Before you get any fish you need to analyze the options. If you have a ten gallon tank you certainly can’t get an oscar. For a convict you will need a filter, this is absolutely necessary they are messy eaters. You will need a heater. You will need a lot of rocks for it to use for hiding places and last but not least you need a tank. What I am about to say will make some people mad but I am going to say it any way. You do not need a 30 gallon tank for your lone convict, a 10 will do just fine. Please don’t take that the wrong way and try to stuff a breeding pair in there. You can keep one convict in a 10 gallon tank. The size of a ten gallon tank is about his territory. If you put a convict in a 55 gallon tank he will do fine with gouramis and silver dollars ( a fish species). But in a ten gallon he will attempt to kill anything in the tank. I have attempted to put a spiny eel, a firemouth and a red devil in his tank, I had to remove them all.
When you go in to the store to purchase the fish you will probably want to look at the babies. I say babies but they should be at least an inch long. You can choose between albinos or normal, striped. Before you should buy the convict you should talk to a sales person. Ask them how old they are, ask them how long they’ve had them, ask them what they feed them and ask them some questions you know the answer to, see if they are as informed as they should be. Before you buy a fish watch the tank for awhile, 15-20 minutes. See how they react to your presence. Every so often place your finger on the glass, don’t knock, see what they do. Do they cower behind the filter or do they follow your finger. Watch without interference, do they dart around or hardly move? You want a good healthy fish. Fish that hide from your finger are probably sick or stressed. Fish that are being bullied are probably stressed, fish’s that are bullies probably won’t be very friendly even in a bigger tank. Fish that dart around might be to active to go in a small tank while fish that are hardly moving may be sick. Pick a medium sized fish, if they all came from the same shipment there is a reason why some are a lot smaller than the others. It is normal however for the fish to be different sizes. Once you get the fish home you need to set it into the water in the bag they gave you, but be sure to put a hole in the top. wait 15 minutes and then pour a cup of your tank water in the bag. Wait 5 minutes and ten get a net, get the fish out of the bag but never dump the pet store’s water in your tank, you can never be sure of what’s in it.

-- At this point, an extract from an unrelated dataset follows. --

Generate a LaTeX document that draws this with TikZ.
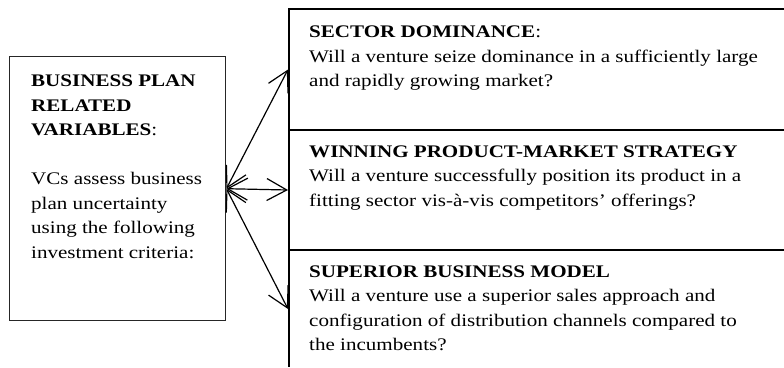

When you first set up your tank you should either borrow water from some one else’s tank or buy a couple of inexpensive fish to put in the tank to get the cycle going, I suggest tetras. These fish will be put through a lot of stress while the cycle is going on so don’t be extremely worried if they die. Sell them back to the pet sore when your done. Convicts aren’t very particular on pH or temp. You should keep the tank at 76 degrees and the pH neutral. I went 2 weeks without a heater because mine broke. That is not a good idea but goes to show how hardy they are. I would suggest getting a thermometer and pH test kit but most pet stores will test your pH for free. You should change your water once or twice a month at the least. Remember to always add chlorine neutralizer after a water change.
What to feed your convict is always a problem. people have always said to me that they will eat veggies but mine won’t touch them. I would suggest sinking pellets or Wardley Cichlid Sticks. My convict hates flakes. Also frozen food is always good. I like to feed mine beef heart, blood worms, and brine shrimp. I think one of the most interesting things about cichlids is how they eat live food. You don’t want to put live food in a professionally designed aquarium, the convict will wreck everything in it’s path to get to the guppies. Guppies are probably the best food for your fish, but you can feed them brine shrimp too. If you are going to get guppies you should be careful and get healthy ones, make sure there are no dead ones at the bottom of the tank, and that there aren’t to many in one tank. I usually feed my fish right before I turn out he light. He eats the leftovers that night. When going away on a trip I turn out the light and put a dozen guppies in. Make sure that the guppies are small enough for it or you will have a bunch of little, annoying fish in your tank forever.
Convicts do okay with most Central or South American cichlids. What kind of fish you put in your tank depends on the size. In a 20 or 30 gallon tank you could have jewels, firemouths maybe rams. In a 55 or larger you could have oscars, jack dempsys, green terror or even severums. The bigger the tank the more possibilities you have. In a 100+ tank you could have tetras. It also depends on your convict’s personality and the personality of the fish it’s with. I’ve heard of convicts picking on 12 inch oscars.